Here is my being admittedly kulit. If I sound like a broken record, it is because I saw how the disorganiz­ed relief and rescue operations following the October 15, 2013 earthquake and November 8, 2013 super typhoon Yolanda were made more pathetic by the absence of viable sanctuarie­s where affected persons could seek shelter in or where victims could be brought to.

Our sad experience­s from the tremor that mainly hit Bohol and the howler and what we saw from Harvey compel us to imagine that Cebu City must improve on those woeful scenarios. The city leadership must be proactive. The city government has - if only to lessen the horrible impact of unpreceden­ted disasters - to build a strong sanctuary.

I may not have been educated as an urban planner but I imagine that from the kind of haven I have in mind, all response teams can emanate and the most distressed among the victims be sheltered under.

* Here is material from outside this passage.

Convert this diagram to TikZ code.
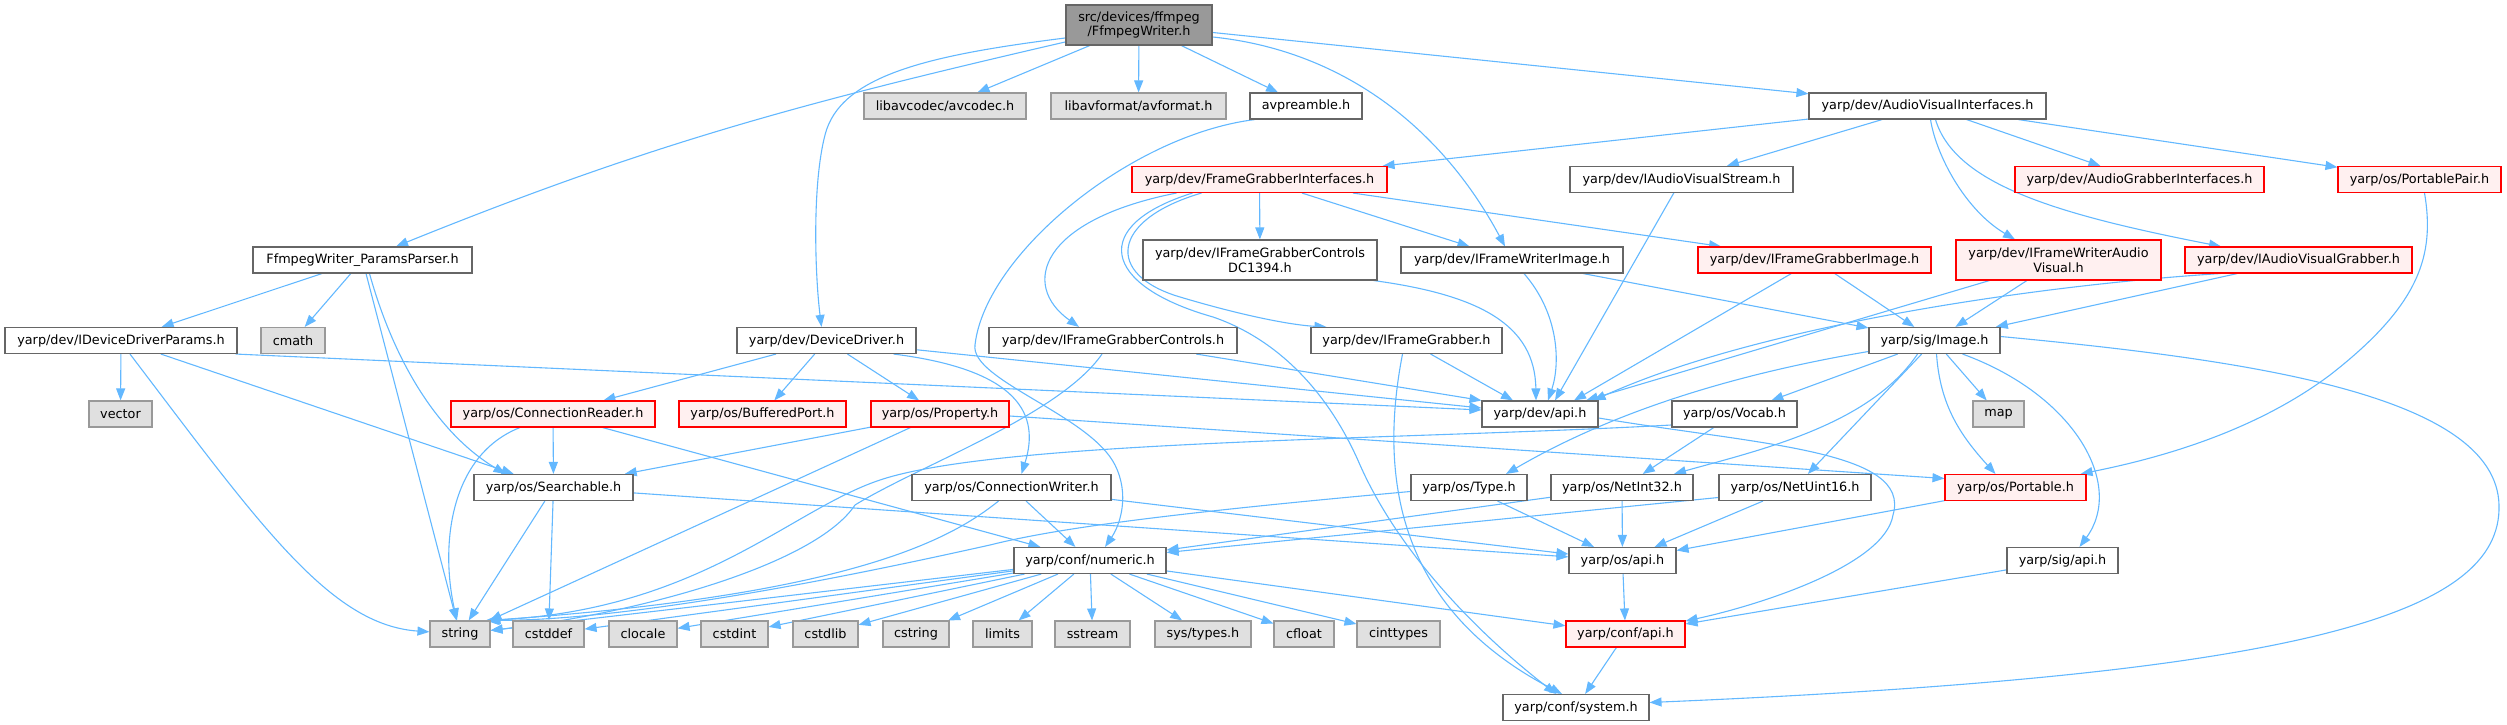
\documentclass[tikz,border=0pt]{standalone}
\usepackage{fontspec}
\setmainfont{DejaVu Sans}
\usetikzlibrary{arrows.meta,backgrounds}
\definecolor{edgec}{HTML}{63B8FF}
\definecolor{bordc}{HTML}{666666}
\definecolor{redfill}{HTML}{FFF0F0}
\definecolor{extfill}{HTML}{E0E0E0}
\definecolor{extbord}{HTML}{999999}
\definecolor{titlefill}{HTML}{999999}
\tikzset{
  nd/.style={draw=bordc, fill=white, line width=1.1pt, inner sep=0pt, minimum height=26pt, align=center, font=\fontsize{12.8}{14.7}\selectfont},
  nd2/.style={nd, minimum height=40pt},
  rd/.style={nd, draw=red, fill=redfill},
  rd2/.style={rd, minimum height=40pt},
  ex/.style={nd, draw=extbord, fill=extfill},
  ttl/.style={nd, fill=titlefill, minimum height=40pt},
  arr/.style={draw=edgec, line width=1.1pt, -{Triangle[length=12pt,width=9pt]}},
}
\begin{document}
\begin{tikzpicture}[x=1pt,y=1pt]
\useasboundingbox (0,0) rectangle (2507,725);
% row 1
\node[ttl, minimum width=146pt] (top) at (1139,700) {src/devices/ffmpeg\\/FfmpegWriter.h};
% row 2
\node[ex, minimum width=162pt] (avcodec) at (945,619) {libavcodec/avcodec.h};
\node[ex, minimum width=175pt] (avformat) at (1138.5,619) {libavformat/avformat.h};
\node[nd, minimum width=112pt] (avpre) at (1306,619) {avpreamble.h};
\node[nd, minimum width=237pt] (avi) at (1927.5,619) {yarp/dev/AudioVisualInterfaces.h};
% row 3
\node[rd, minimum width=255pt] (fgi) at (1259.5,545.5) {yarp/dev/FrameGrabberInterfaces.h};
\node[nd, minimum width=223pt] (avs) at (1681.5,545.5) {yarp/dev/IAudioVisualStream.h};
\node[rd, minimum width=249pt] (agi) at (2139.5,545.5) {yarp/dev/AudioGrabberInterfaces.h};
\node[rd, minimum width=163pt] (pp) at (2419.5,545.5) {yarp/os/PortablePair.h};
% row 4
\node[nd, minimum width=219pt] (ppar) at (362.5,465) {FfmpegWriter\_ParamsParser.h};
\node[nd2, minimum width=234pt] (dc) at (1260,465) {yarp/dev/IFrameGrabberControls\\DC1394.h};
\node[nd, minimum width=222pt] (fwi) at (1512,465) {yarp/dev/IFrameWriterImage.h};
\node[rd, minimum width=233pt] (fgim) at (1814.5,465) {yarp/dev/IFrameGrabberImage.h};
\node[rd2, minimum width=205pt] (fwav) at (2058.5,465) {yarp/dev/IFrameWriterAudio\\Visual.h};
\node[rd, minimum width=227pt] (avg) at (2298.5,465) {yarp/dev/IAudioVisualGrabber.h};
% row 5
\node[nd, minimum width=232pt] (iddp) at (121,384.5) {yarp/dev/IDeviceDriverParams.h};
\node[ex, minimum width=64pt] (cmath) at (293,384.5) {cmath};
\node[nd, minimum width=179pt] (dd) at (826.5,384.5) {yarp/dev/DeviceDriver.h};
\node[nd, minimum width=248pt] (fgc) at (1113,384.5) {yarp/dev/IFrameGrabberControls.h};
\node[nd, minimum width=191pt] (fg) at (1406.5,384.5) {yarp/dev/IFrameGrabber.h};
\node[nd, minimum width=131pt] (img) at (1934.5,384.5) {yarp/sig/Image.h};
% row 6
\node[ex, minimum width=63pt] (vector) at (120.5,311) {vector};
\node[rd, minimum width=204pt] (cr) at (553,311) {yarp/os/ConnectionReader.h};
\node[rd, minimum width=167pt] (bp) at (762.5,311) {yarp/os/BufferedPort.h};
\node[rd, minimum width=138pt] (prop) at (940,311) {yarp/os/Property.h};
\node[nd, minimum width=116pt] (devapi) at (1540,311) {yarp/dev/api.h};
\node[nd, minimum width=125pt] (vocab) at (1734.5,311) {yarp/os/Vocab.h};
\node[ex, minimum width=51pt] (map) at (1998.5,311) {map};
% row 7
\node[nd, minimum width=159pt] (srch) at (553.5,237.5) {yarp/os/Searchable.h};
\node[nd, minimum width=199pt] (cw) at (1011.5,237.5) {yarp/os/ConnectionWriter.h};
\node[nd, minimum width=116pt] (type) at (1469,237.5) {yarp/os/Type.h};
\node[nd, minimum width=142pt] (ni32) at (1622,237.5) {yarp/os/NetInt32.h};
\node[nd, minimum width=152pt] (nu16) at (1795,237.5) {yarp/os/NetUint16.h};
\node[rd, minimum width=141pt] (port) at (2015.5,237.5) {yarp/os/Portable.h};
% row 8
\node[nd, minimum width=152pt] (num) at (1090,164.5) {yarp/conf/numeric.h};
\node[nd, minimum width=107pt] (osapi) at (1622.5,164.5) {yarp/os/api.h};
\node[nd, minimum width=111pt] (sigapi) at (2062.5,164.5) {yarp/sig/api.h};
% row 9
\node[ex, minimum width=60pt] (string) at (460,91) {string};
\node[ex, minimum width=71pt] (cstddef) at (548.5,91) {cstddef};
\node[ex, minimum width=68pt] (clocale) at (643,91) {clocale};
\node[ex, minimum width=67pt] (cstdint) at (734.5,91) {cstdint};
\node[ex, minimum width=65pt] (cstdlib) at (825.5,91) {cstdlib};
\node[ex, minimum width=66pt] (cstring) at (916,91) {cstring};
\node[ex, minimum width=59pt] (limits) at (1002.5,91) {limits};
\node[ex, minimum width=75pt] (sstream) at (1092.5,91) {sstream};
\node[ex, minimum width=96pt] (systypes) at (1203,91) {sys/types.h};
\node[ex, minimum width=60pt] (cfloat) at (1304,91) {cfloat};
\node[ex, minimum width=83pt] (cinttypes) at (1398.5,91) {cinttypes};
\node[rd, minimum width=119pt] (confapi) at (1625.5,91) {yarp/conf/api.h};
% row 10
\node[nd, minimum width=146pt] (sys) at (1576,17.5) {yarp/conf/system.h};

\begin{pgfonlayer}{background}
% title
\draw[arr] (top) to[out=193,in=22] (ppar);
\draw[arr] (top.190) .. controls (930,670) and (840,650) .. (825,590) .. controls (812,540) and (815,450) .. ([xshift=-5]dd.north);
\draw[arr] (top) -- (avcodec);
\draw[arr] (top) -- (avformat);
\draw[arr] (top) -- (avpre);
\draw[arr] ([yshift=-12]top.east) .. controls (1340,675) and (1440,600) .. ([xshift=-7]fwi.north);
\draw[arr] (top) -- (avi);
% avpreamble
\draw[arr] ([xshift=-51]avpre.south) .. controls (1130,590) and (985,470) .. (975,380) .. controls (970,345) and (1090,310) .. (1115,260) .. controls (1130,230) and (1120,200) .. ([xshift=15]num.north);
% AudioVisualInterfaces
\draw[arr] (avi) -- (fgi);
\draw[arr] (avi) -- (avs);
\draw[arr] ([xshift=3]avi.south) .. controls (1936,570) and (1965,515) .. ([xshift=-43.5]fwav.north);
\draw[arr] ([xshift=8]avi.south) .. controls (1955,540) and (2060,510) .. ([xshift=-77.5]avg.north);
\draw[arr] (avi) -- (agi);
\draw[arr] (avi) -- (pp);
% FrameGrabberInterfaces
\draw[arr] ([xshift=45]fgi.south west) .. controls (1040,505) and (1020,440) .. ([xshift=-34]fgc.north);
\draw[arr] ([xshift=61]fgi.south west) .. controls (1090,500) and (1100,440) .. (1213,408) .. controls (1280,385) and (1330,330) .. (1360,260) .. controls (1400,170) and (1480,90) .. ([xshift=-20]sys.north);
\draw[arr] ([xshift=70]fgi.south west) .. controls (1110,505) and (1105,450) .. (1180,428) .. controls (1240,410) and (1290,400) .. ([xshift=-80]fg.north);
\draw[arr] (fgi) -- (dc);
\draw[arr] (fgi) -- (fwi);
\draw[arr] (fgi) -- (fgim);
% IAudioVisualStream, PortablePair
\draw[arr] (avs) -- ([xshift=15]devapi.north);
\draw[arr] ([xshift=5]pp.south) .. controls (2435,470) and (2420,420) .. (2330,350) .. controls (2250,290) and (2150,265) .. ([xshift=-6]port.north east);
% ParamsParser
\draw[arr] (ppar) -- (iddp);
\draw[arr] (ppar) -- (cmath);
\draw[arr] (ppar) -- (string);
\draw[arr] ([xshift=7]ppar.south) .. controls (395,360) and (440,290) .. ([xshift=-48]srch.north);
% row 4 interfaces
\draw[arr] ([xshift=-4]dc.south east) .. controls (1480,430) and (1535,400) .. ([xshift=-4]devapi.north);
\draw[arr] ([xshift=12]fwi.south) .. controls (1560,410) and (1560,360) .. ([xshift=8]devapi.north);
\draw[arr] (fwi) -- (img);
\draw[arr] (fgim) -- ([xshift=34]devapi.north);
\draw[arr] (fgim) -- (img);
\draw[arr] (fwav) -- ([xshift=46]devapi.north);
\draw[arr] (fwav) -- (img);
\draw[arr] ([xshift=36]avg.south west) .. controls (2040,440) and (1760,400) .. ([xshift=-5]devapi.north east);
\draw[arr] (avg) -- (img);
% IDeviceDriverParams
\draw[arr] (iddp) -- (vector);
\draw[arr] ([xshift=9]iddp.south) .. controls (260,200) and (330,100) .. (string);
\draw[arr] (iddp) -- (srch);
\draw[arr] ([xshift=-2]iddp.south east) -- ([yshift=4]devapi.west);
% DeviceDriver
\draw[arr] (dd) -- (cr);
\draw[arr] (dd) -- (bp);
\draw[arr] (dd) -- (prop);
\draw[arr] (dd) -- (devapi);
\draw[arr] ([xshift=-23]dd.south east) .. controls (1020,355) and (1040,310) .. ([xshift=10]cw.north);
% IFrameGrabberControls, IFrameGrabber
\draw[arr] ([xshift=-11]fgc.south) .. controls (1060,310) and (920,260) .. (855,220) .. controls (815,160) and (640,112) .. (string);
\draw[arr] (fgc) -- (devapi.north west);
\draw[arr] (fg) -- ([xshift=-27]devapi.north);
\draw[arr] ([xshift=-4]fg.south) .. controls (1375,230) and (1410,110) .. ([xshift=-14]sys.north);
% Image
\draw[arr] ([yshift=-11]img.west) .. controls (1700,345) and (1590,300) .. ([xshift=37]type.north);
\draw[arr] (img) -- (vocab);
\draw[arr] ([xshift=-17]img.south) .. controls (1870,300) and (1760,275) .. ([xshift=52]ni32.north);
\draw[arr] (img) -- (nu16);
\draw[arr] ([xshift=2]img.south) .. controls (1940,320) and (1960,290) .. ([xshift=-20]port.north);
\draw[arr] (img) -- (map);
\draw[arr] ([xshift=28]img.south) .. controls (2075,330) and (2125,240) .. ([xshift=17]sigapi.north);
\draw[arr] ([yshift=4]img.east) .. controls (2250,365) and (2496,330) .. (2499,220) .. controls (2502,110) and (2300,50) .. ([yshift=5]sys.east);
% ConnectionReader, Property
\draw[arr] (cr) -- (srch);
\draw[arr] ([xshift=-33]cr.south) .. controls (450,270) and (440,180) .. (string);
\draw[arr] (cr) -- (num);
\draw[arr] (prop) -- (srch);
\draw[arr] (prop) -- (string);
\draw[arr] ([yshift=-2]prop.east) -- ([yshift=9]port.west);
% dev/api, Vocab
\draw[arr] ([yshift=-4]devapi.east) .. controls (1760,280) and (1912,275) .. (1893,210) .. controls (1885,160) and (1760,120) .. (confapi);
\draw[arr] ([yshift=-11]vocab.west) .. controls (1400,285) and (1000,285) .. (880,245) .. controls (790,215) and (700,115) .. ([xshift=-5]string.north east);
\draw[arr] (vocab) -- (ni32);
% row 7
\draw[arr] (srch) -- (string);
\draw[arr] (srch) -- (cstddef);
\draw[arr] (srch) -- (osapi);
\draw[arr] ([xshift=-13]cw.south) .. controls (950,185) and (850,130) .. ([xshift=-2]string.north east);
\draw[arr] (cw) -- (num);
\draw[arr] (cw) -- (osapi);
\draw[arr] (type) -- (osapi);
\draw[arr] ([yshift=-4]type.west) .. controls (1150,210) and (1050,195) .. (990,180) .. controls (900,160) and (650,105) .. ([xshift=-3]string.north east);
\draw[arr] (ni32) -- (osapi);
\draw[arr] (ni32) -- (num);
\draw[arr] (nu16) -- (osapi);
\draw[arr] ([yshift=-10]nu16.west) -- ([yshift=8]num.east);
\draw[arr] (port) -- (osapi);
% numeric
\foreach \tg in {string,cstddef,clocale,cstdint,cstdlib,cstring,limits,sstream,systypes,cfloat,cinttypes,confapi}
  \draw[arr] (num) -- (\tg);
% api chain
\draw[arr] (osapi) -- (confapi);
\draw[arr] (sigapi) -- (confapi);
\draw[arr] (confapi) -- (sys);
\end{pgfonlayer}
\end{tikzpicture}
\end{document}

The structure must necessaril­y be the command post of all units needed to respond to emergencie­s like search and rescue teams, firefighte­rs, police, and health personnel. This enumeratio­n is certainly not exclusive. Their equipment too have to be kept within grasp of the manpower. The point is to bring them under a roof to attain maximum coordinati­on.There might be breakdowns in the usual form communicat­ion when disasters strike and so pooling response teams together minimizes confusion.

For this sanctuary to serve its objective of saving people from disasters, it is necessary to store food stuff and relief materials. Survivors have to be fed and warmly wrapped in order to address the very survival instinct that became the reason Yolanda victims looted some grocery shops in Tacloban City.

This idea is not really new. Government just have to move it from the drawing board to implementi­ng stage before it is rather late.